Sean Dyche expects and receives full and unwavering commitment from his players, which is partly why his side are doing as well as they are. It is also why Arsenal deserve a lot of credit for eventually scoring the seventh Turf Moor goal of the season and leaving east Lancashire with three points.

After all, even the Manchester City's irresistible force can run into problems against compact and well-organised opponents, as was seen on the other side of the Pennines a few hours later. Arsenal were the first member of the Premier League's ‘top six’ elite to go away to Burnley this season and could easily finish the campaign as the only ones to win there too.

Granted, the manner of the victory was contentious, with Dyche “raging” after seeing James Tarkowski concede a soft penalty in added-on time, and the Burnley manager was right to argue that his side warranted a point, but that should not deter from how well Arsenal did to manage the match and ultimately win it.

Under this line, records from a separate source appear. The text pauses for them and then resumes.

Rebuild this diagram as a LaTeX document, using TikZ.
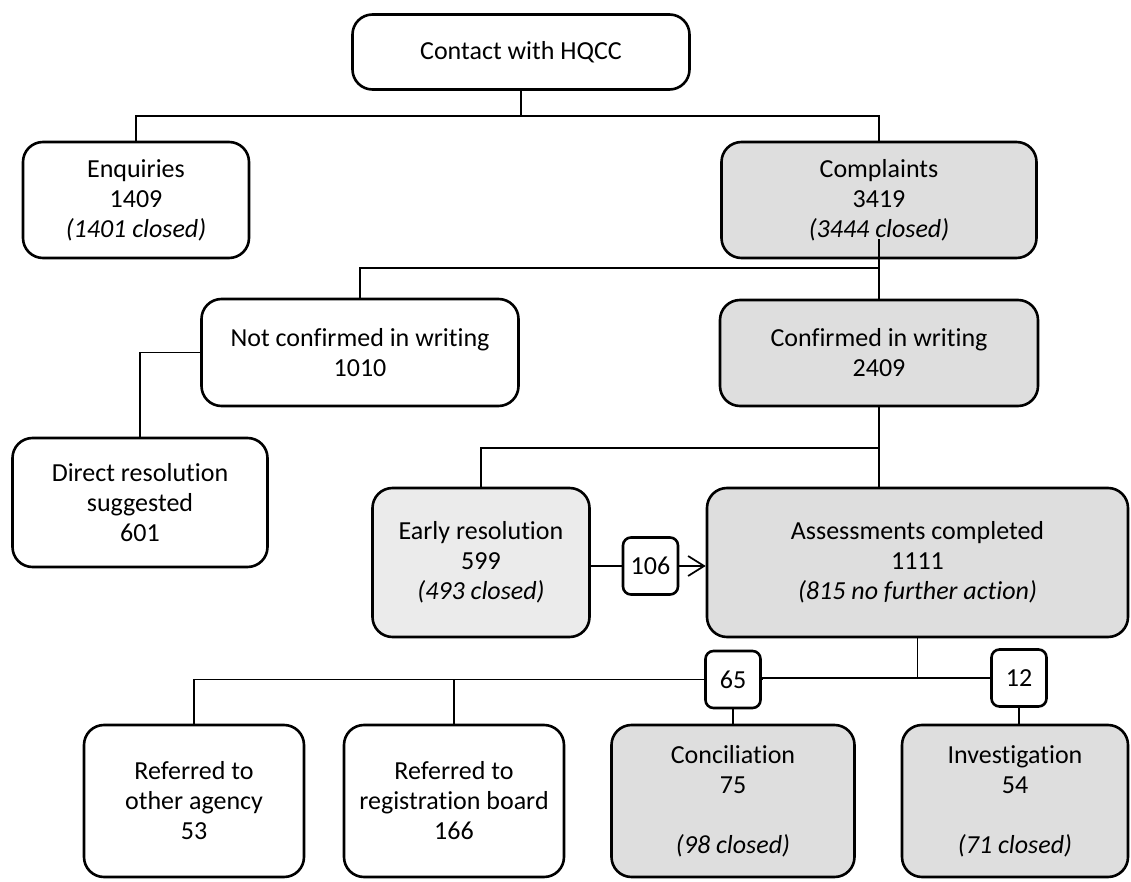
\documentclass[tikz,border=0pt]{standalone}
\usepackage{fontspec}
\setmainfont{Carlito}[Ligatures=NoCommon]
\usetikzlibrary{arrows.meta}
\definecolor{boxgray}{RGB}{222,222,222}
\definecolor{boxlight}{RGB}{235,235,235}

\begin{document}
\begin{tikzpicture}[x=0.5pt,y=-0.5pt,
  box/.style={draw, line width=1.3pt, rounded corners=10pt, align=center, inner sep=0pt,
    font=\fontsize{13}{15}\selectfont},
  grey/.style={box, fill=boxgray},
  light/.style={box, fill=boxlight},
  count/.style={draw, line width=1.3pt, rounded corners=4pt, fill=white, inner sep=0pt,
    minimum width=27.5pt, minimum height=28.5pt, font=\fontsize{13}{15}\selectfont},
  link/.style={line width=0.85pt}]
\useasboundingbox (0,0) rectangle (1131,882);

% top levels
\node[box, minimum width=168.5pt, minimum height=37.5pt] (contact) at (521,52) {Contact with HQCC};
\node[box, minimum width=113pt, minimum height=58pt] (enquiries) at (136,200) {Enquiries\\1409\\\textit{(1401 closed)}};
\node[grey, minimum width=157.5pt, minimum height=58pt] (complaints) at (879,200) {Complaints\\3419\\\textit{(3444 closed)}};
\node[box, minimum width=158.5pt, minimum height=53.5pt] (notconf) at (360,352.5) {Not confirmed in writing\\1010};
\node[grey, minimum width=159pt, minimum height=53pt] (conf) at (879,353) {Confirmed in writing\\2409};
\node[box, minimum width=127.5pt, minimum height=64.5pt] (direct) at (140,502.5) {Direct resolution\\suggested\\601};
\node[light, minimum width=108.5pt, minimum height=74.5pt] (early) at (481,562.5) {Early resolution\\599\\\textit{(493 closed)}};
\node[grey, minimum width=210.5pt, minimum height=74.5pt] (assess) at (917.5,562.5) {Assessments completed\\1111\\\textit{(815 no further action)}};

% counts
\node[count] (n106) at (650.5,566) {106};
\node[count] (n65) at (733,679.5) {65};
\node[count] (n12) at (1019,678) {12};

% bottom row
\node[box, minimum width=110pt, minimum height=76pt] (other) at (194,801) {Referred to\\other agency\\53};
\node[box, minimum width=110pt, minimum height=76pt] (board) at (454,801) {Referred to\\registration board\\166};
\node[grey, minimum width=121.5pt, minimum height=76pt] (concil) at (733,801) {Conciliation\\75\\ \\\textit{(98 closed)}};
\node[grey, minimum width=113pt, minimum height=76pt] (invest) at (1015,801) {Investigation\\54\\ \\\textit{(71 closed)}};

% connectors
\coordinate (bus1) at (521,116);
\draw[link] (contact.south) -- (bus1);
\draw[link] (enquiries.north) |- (bus1) -| (complaints.north);

\coordinate (cin) at ([yshift=10pt]complaints.south);
\coordinate (bus2) at (879,268);
\draw[link] (cin) -- (conf.north);
\draw[link] (notconf.north) |- (bus2);
\draw[link] (notconf.west) -| (direct.north);

\coordinate (bus3) at (879,448);
\draw[link] (conf.south) -- (conf.south |- assess.north);
\draw[link] (early.north) |- (bus3);

\draw[link] (early.east |- n106.west) -- (n106.west);
\draw[link, -{Straight Barb[length=8pt,width=10pt]}] (n106.east) -- (assess.west |- n106.east);

\draw[link] (assess.south) -- (assess.south |- n12.west);
\draw[link] (other.north) |- (n65.west);
\draw[link] (board.north) -- (board.north |- n65.west);
\draw[link] (n65.east) -- (n65.east |- n12.west) -- (n12.west);
\draw[link] (n65.south) -- (concil.north);
\draw[link] (n12.south) -- (n12.south |- invest.north);
\end{tikzpicture}
\end{document}
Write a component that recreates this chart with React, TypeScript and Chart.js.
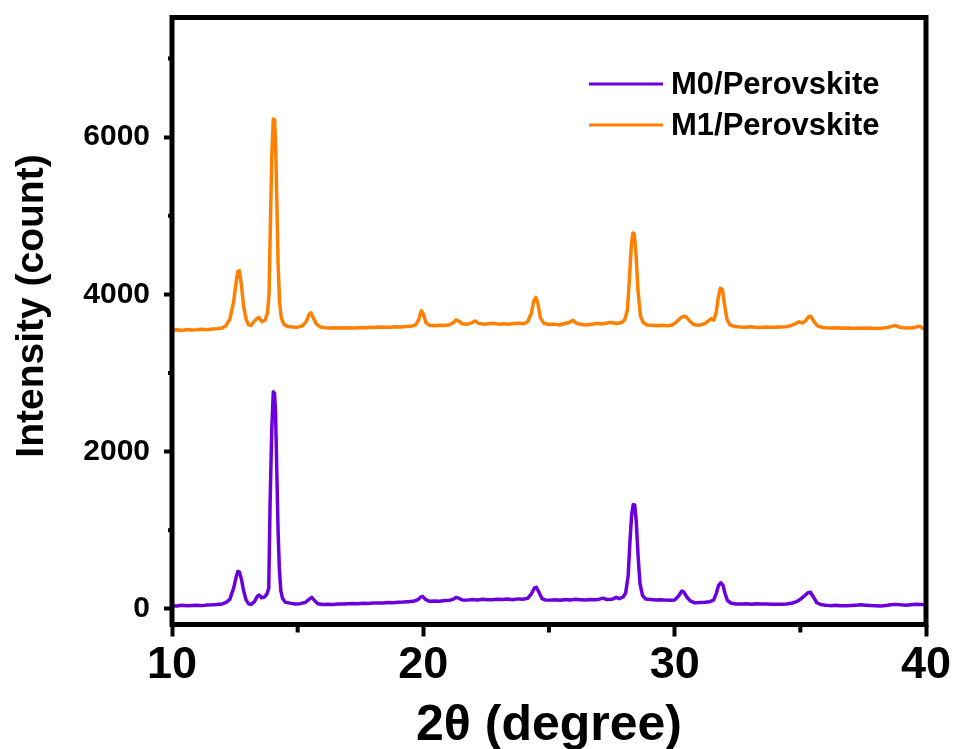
import React, { useEffect, useRef } from "react";
import { Chart, registerables } from "chart.js";

Chart.register(...registerables);

// ---- data: [2θ (degree), intensity (count)] ----
const m0Points: [number, number][] = [
  [10.0, 40], [10.2, 36], [10.4, 44], [10.6, 38], [10.8, 42], [11.0, 46], [11.2, 40], [11.4, 47], [11.6, 50], [11.8, 55],
  [12.0, 62], [12.15, 80], [12.3, 120], [12.45, 260], [12.55, 400], [12.62, 475], [12.68, 470], [12.76, 380], [12.85, 230], [12.95, 110],
  [13.05, 62], [13.15, 55], [13.28, 90], [13.4, 160], [13.47, 175], [13.56, 140], [13.68, 150], [13.78, 190], [13.85, 260], [13.9, 1300],
  [13.97, 2280], [14.03, 2760], [14.08, 2740], [14.12, 2500], [14.17, 1750], [14.22, 1000], [14.27, 520], [14.33, 230], [14.4, 130], [14.5, 85],
  [14.7, 72], [14.9, 62], [15.1, 65], [15.3, 80], [15.45, 120], [15.56, 145], [15.66, 110], [15.8, 65], [16.0, 55], [16.2, 58],
  [16.4, 55], [16.6, 62], [16.8, 60], [17.0, 64], [17.2, 66], [17.4, 63], [17.6, 70], [17.8, 68], [18.0, 72], [18.2, 75],
  [18.4, 74], [18.6, 80], [18.8, 78], [19.0, 84], [19.2, 86], [19.4, 90], [19.6, 95], [19.78, 115], [19.9, 150], [19.98, 155],
  [20.1, 115], [20.25, 95], [20.45, 100], [20.65, 96], [20.85, 104], [21.05, 108], [21.2, 122], [21.3, 145], [21.4, 135], [21.55, 112],
  [21.75, 110], [21.95, 118], [22.15, 112], [22.35, 120], [22.55, 116], [22.75, 115], [22.95, 120], [23.15, 118], [23.35, 124], [23.55, 116],
  [23.75, 126], [23.95, 120], [24.15, 132], [24.3, 190], [24.42, 265], [24.5, 272], [24.6, 210], [24.72, 130], [24.85, 112], [25.05, 110],
  [25.25, 116], [25.45, 108], [25.65, 118], [25.85, 112], [26.05, 120], [26.25, 116], [26.45, 112], [26.65, 118], [26.85, 114], [27.0, 122],
  [27.15, 135], [27.3, 118], [27.5, 120], [27.67, 145], [27.8, 128], [27.95, 150], [28.05, 200], [28.15, 420], [28.22, 850], [28.29, 1200],
  [28.35, 1325], [28.41, 1320], [28.47, 1120], [28.54, 700], [28.62, 320], [28.72, 170], [28.85, 125], [29.05, 118], [29.25, 112], [29.45, 116],
  [29.65, 110], [29.85, 108], [30.0, 112], [30.15, 160], [30.28, 225], [30.36, 215], [30.48, 150], [30.62, 100], [30.8, 75], [31.0, 80],
  [31.2, 84], [31.4, 90], [31.55, 110], [31.66, 200], [31.75, 300], [31.84, 330], [31.92, 300], [32.0, 200], [32.1, 105], [32.25, 70],
  [32.45, 62], [32.65, 60], [32.85, 63], [33.05, 58], [33.25, 64], [33.45, 60], [33.65, 62], [33.85, 58], [34.05, 56], [34.25, 58],
  [34.45, 62], [34.65, 70], [34.85, 90], [35.0, 120], [35.15, 160], [35.3, 205], [35.4, 210], [35.52, 150], [35.65, 80], [35.8, 55],
  [36.0, 45], [36.2, 40], [36.4, 44], [36.6, 38], [36.8, 40], [37.0, 42], [37.2, 46], [37.4, 50], [37.6, 46], [37.8, 42],
  [38.0, 40], [38.2, 36], [38.4, 42], [38.6, 50], [38.8, 56], [39.0, 50], [39.2, 46], [39.4, 52], [39.6, 58], [39.8, 55], [40.0, 52],
];

const m1Points: [number, number][] = [
  [10.0, 3545], [10.2, 3550], [10.4, 3540], [10.6, 3552], [10.8, 3546], [11.0, 3548], [11.2, 3555], [11.4, 3548], [11.6, 3558], [11.8, 3562],
  [12.0, 3572], [12.15, 3600], [12.3, 3680], [12.45, 3900], [12.55, 4150], [12.62, 4290], [12.68, 4300], [12.76, 4120], [12.85, 3850], [12.95, 3680],
  [13.05, 3610], [13.15, 3605], [13.28, 3660], [13.4, 3695], [13.46, 3705], [13.58, 3650], [13.7, 3670], [13.8, 3760], [13.86, 4000], [13.91, 4800],
  [13.97, 5750], [14.03, 6230], [14.08, 6220], [14.12, 5950], [14.17, 5200], [14.22, 4400], [14.28, 3900], [14.35, 3700], [14.45, 3620], [14.6, 3590],
  [14.8, 3585], [15.0, 3582], [15.2, 3600], [15.35, 3660], [15.45, 3740], [15.53, 3765], [15.62, 3700], [15.75, 3620], [15.9, 3585], [16.1, 3575],
  [16.3, 3570], [16.5, 3575], [16.7, 3570], [16.9, 3575], [17.1, 3572], [17.3, 3570], [17.5, 3578], [17.7, 3575], [17.9, 3580], [18.1, 3578],
  [18.3, 3585], [18.5, 3582], [18.7, 3580], [18.9, 3586], [19.1, 3585], [19.3, 3590], [19.5, 3592], [19.7, 3610], [19.82, 3680], [19.92, 3790],
  [20.0, 3750], [20.1, 3640], [20.25, 3605], [20.45, 3600], [20.65, 3605], [20.85, 3602], [21.05, 3612], [21.2, 3640], [21.3, 3675], [21.4, 3660],
  [21.55, 3625], [21.75, 3620], [21.95, 3640], [22.06, 3660], [22.2, 3630], [22.4, 3620], [22.6, 3625], [22.8, 3630], [23.0, 3620], [23.2, 3626],
  [23.4, 3618], [23.6, 3628], [23.8, 3632], [24.0, 3625], [24.15, 3650], [24.3, 3760], [24.4, 3920], [24.48, 3960], [24.56, 3880], [24.66, 3700],
  [24.8, 3630], [25.0, 3615], [25.2, 3620], [25.4, 3610], [25.6, 3625], [25.8, 3640], [25.96, 3670], [26.1, 3630], [26.3, 3615], [26.5, 3610],
  [26.7, 3618], [26.9, 3630], [27.1, 3622], [27.3, 3635], [27.5, 3640], [27.7, 3628], [27.9, 3640], [28.02, 3680], [28.12, 3800], [28.2, 4200],
  [28.28, 4640], [28.34, 4780], [28.39, 4770], [28.46, 4520], [28.54, 4050], [28.64, 3720], [28.75, 3640], [28.9, 3610], [29.1, 3605], [29.3, 3600],
  [29.5, 3605], [29.7, 3598], [29.9, 3610], [30.05, 3640], [30.2, 3690], [30.35, 3720], [30.45, 3715], [30.6, 3660], [30.75, 3615], [30.95, 3605],
  [31.15, 3620], [31.3, 3650], [31.45, 3690], [31.56, 3670], [31.66, 3780], [31.74, 3970], [31.82, 4075], [31.9, 4060], [31.98, 3880], [32.08, 3680],
  [32.2, 3610], [32.4, 3590], [32.6, 3585], [32.8, 3582], [33.0, 3586], [33.2, 3580], [33.4, 3578], [33.6, 3584], [33.8, 3580], [34.0, 3582],
  [34.2, 3585], [34.4, 3588], [34.6, 3598], [34.8, 3625], [34.95, 3650], [35.08, 3635], [35.2, 3660], [35.33, 3715], [35.42, 3720], [35.55, 3650],
  [35.7, 3595], [35.9, 3578], [36.1, 3572], [36.3, 3570], [36.5, 3573], [36.7, 3568], [36.9, 3572], [37.1, 3566], [37.3, 3570], [37.5, 3568],
  [37.7, 3572], [37.9, 3568], [38.1, 3566], [38.3, 3570], [38.5, 3578], [38.7, 3598], [38.8, 3602], [38.95, 3580], [39.15, 3572], [39.35, 3570],
  [39.55, 3578], [39.7, 3592], [39.78, 3588], [39.9, 3562], [40.0, 3550],
];

const seriesLabels = ["M0/Perovskite", "M1/Perovskite"];
const seriesColors = ["#6a00dc", "#ff8000"];

const xMajorTicks = [10, 20, 30, 40];
const xMinorTicks = [15, 25, 35];
const yMajorTicks = [0, 2000, 4000, 6000];
const yMinorTicks = [1000, 3000, 5000, 7000];

const xTitle = "2θ (degree)";
const yTitle = "Intensity (count)";

const FONT = "'Liberation Sans', Arial, sans-serif";

const decorPlugin = {
  id: "decor",
  afterDraw(chart: any) {
    const { ctx, chartArea } = chart;
    const { left, right, top, bottom } = chartArea;
    const xs = chart.scales.x;
    const ys = chart.scales.y;
    ctx.save();
    // minor ticks
    ctx.strokeStyle = "#000";
    ctx.lineWidth = 4;
    ctx.beginPath();
    xMinorTicks.forEach((v) => {
      const px = xs.getPixelForValue(v);
      ctx.moveTo(px, bottom);
      ctx.lineTo(px, bottom + 8);
    });
    yMinorTicks.forEach((v) => {
      const py = ys.getPixelForValue(v);
      ctx.moveTo(left, py);
      ctx.lineTo(left - 4, py);
    });
    ctx.stroke();
    // frame
    ctx.lineWidth = 5;
    ctx.strokeStyle = "#000";
    ctx.strokeRect(left, top, right - left, bottom - top);
    // legend
    const ds = chart.data.datasets;
    ctx.font = `bold 31px ${FONT}`;
    ctx.textBaseline = "middle";
    ctx.textAlign = "left";
    ds.forEach((d: any, i: number) => {
      const y = 84 + i * 41;
      ctx.strokeStyle = d.borderColor;
      ctx.lineWidth = 3;
      ctx.beginPath();
      ctx.moveTo(589, y);
      ctx.lineTo(663, y);
      ctx.stroke();
      ctx.fillStyle = "#000";
      ctx.fillText(d.label, 671, y + 1);
    });
    // axis titles
    ctx.fillStyle = "#000";
    ctx.textBaseline = "alphabetic";
    ctx.textAlign = "center";
    ctx.font = `bold 50px ${FONT}`;
    ctx.fillText(xTitle, (left + right) / 2, 740);
    ctx.save();
    ctx.translate(43, 306);
    ctx.rotate(-Math.PI / 2);
    ctx.font = `bold 39px ${FONT}`;
    ctx.fillText(yTitle, 0, 0);
    ctx.restore();
    ctx.restore();
  },
};

export default function App() {
  const ref = useRef<HTMLCanvasElement | null>(null);
  useEffect(() => {
    if (!ref.current) return;
    const chart = new Chart(ref.current, {
      type: "line",
      data: {
        datasets: [
          {
            label: seriesLabels[0],
            data: m0Points.map(([x, y]) => ({ x, y })),
            borderColor: seriesColors[0],
            backgroundColor: seriesColors[0],
            borderWidth: 3.5,
            borderJoinStyle: "round",
            pointRadius: 0,
            tension: 0,
          },
          {
            label: seriesLabels[1],
            data: m1Points.map(([x, y]) => ({ x, y })),
            borderColor: seriesColors[1],
            backgroundColor: seriesColors[1],
            borderWidth: 3.5,
            borderJoinStyle: "round",
            pointRadius: 0,
            tension: 0,
          },
        ],
      },
      options: {
        responsive: false,
        animation: false,
        layout: { padding: { top: 17.5, right: 29, left: 0, bottom: 0 } },
        plugins: { legend: { display: false }, tooltip: { enabled: false } },
        scales: {
          x: {
            type: "linear",
            min: 10,
            max: 40,
            afterBuildTicks: (s: any) => {
              s.ticks = xMajorTicks.map((v) => ({ value: v }));
            },
            afterFit: (s: any) => {
              s.height = 124.5;
              s.paddingLeft = 0;
              s.paddingRight = 0;
            },
            border: { display: false },
            grid: {
              display: true,
              drawOnChartArea: false,
              drawTicks: true,
              tickLength: 12,
              tickWidth: 4,
              tickColor: "#000",
              color: "#000",
            },
            ticks: {
              color: "#000",
              padding: 2,
              maxRotation: 0,
              callback: (v: any) => String(v),
              font: { family: FONT, size: 45, weight: "bold" },
            },
          },
          y: {
            type: "linear",
            min: -200,
            max: 7520,
            afterBuildTicks: (s: any) => {
              s.ticks = yMajorTicks.map((v) => ({ value: v }));
            },
            afterFit: (s: any) => {
              s.width = 172;
              s.paddingTop = 0;
              s.paddingBottom = 0;
            },
            border: { display: false },
            grid: {
              display: true,
              drawOnChartArea: false,
              drawTicks: true,
              tickLength: 8,
              tickWidth: 4,
              tickColor: "#000",
              color: "#000",
            },
            ticks: {
              color: "#000",
              padding: 14,
              callback: (v: any) => String(v),
              font: { family: FONT, size: 30, weight: "bold" },
            },
          },
        },
      },
      plugins: [decorPlugin],
    });
    return () => chart.destroy();
  }, []);
  return (
    <div style={{ position: "fixed", left: 0, top: 0, width: 955, height: 749, background: "#fff" }}>
      <canvas ref={ref} width={955} height={749} style={{ width: 955, height: 749, display: "block" }} />
    </div>
  );
}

A quarter of an hour in, Burnley were dragging their visitors kicking and screaming into the type of contest that they have typically struggled with in the past. It was a physical affair, lacking in any coherent rhythm and played at a tempo that denied more cerebral players time on the ball.

Even so, and unlike on so many occasions in the past, Arsenal did not become frazzled. They composed themselves after the tetchy opening stages and though there was frustration every time Burnley thwarted their attempts to find a breakthrough, that frustration did not threaten to boil over.


Instead, there was patience and confidence that a clear chance would come. Rather than endlessly shooting from range or at tight angles, which Burnley are more than happy to let their opponents do, Arsenal repeatedly tried to find the through ball that would break the line of claret and blue and allow one of their number in behind.

It was far from a foolproof tactic and, of course, it would not have been enough to win had Tarkowski not pushed Ramsey, but it was evidence of Arsenal keeping their cool and not allowing the difficulty of the task at hand to overcome them. A week after their superb north London derby win, they faced another fixture that many expected them to struggle in. Again, they came out on top.

On balance, Wenger’s side are still the weakest member of the ‘top six’. There was scant improvement to the playing squad in the summer and if Sanchez and Mesut Ozil leave at the end of their current contracts, as expected, failing to adequately replace them could see Arsenal fall even further back.

Yet while Arsenal are in some way the ‘same old Arsenal’, three of their rivals appear to have significantly regressed.

Chelsea are yet to show the sort of form that won them the title last year and Antonio Conte’s side now need to make the most of their favourable schedule over the coming weeks and months. Liverpool’s long-standing weaknesses, meanwhile, seem more pronounced this year and Tottenham Hotspur appear to have a genuine problem with playing at Wembley.

The competition for a place in the top four duly appears more open than first thought. If Arsenal can continue to pick up points in the manner they did at Turf Moor on Sunday, that will represent a small but significant improvement which, this season, could be enough for them to return to European football’s top table at the first time of asking.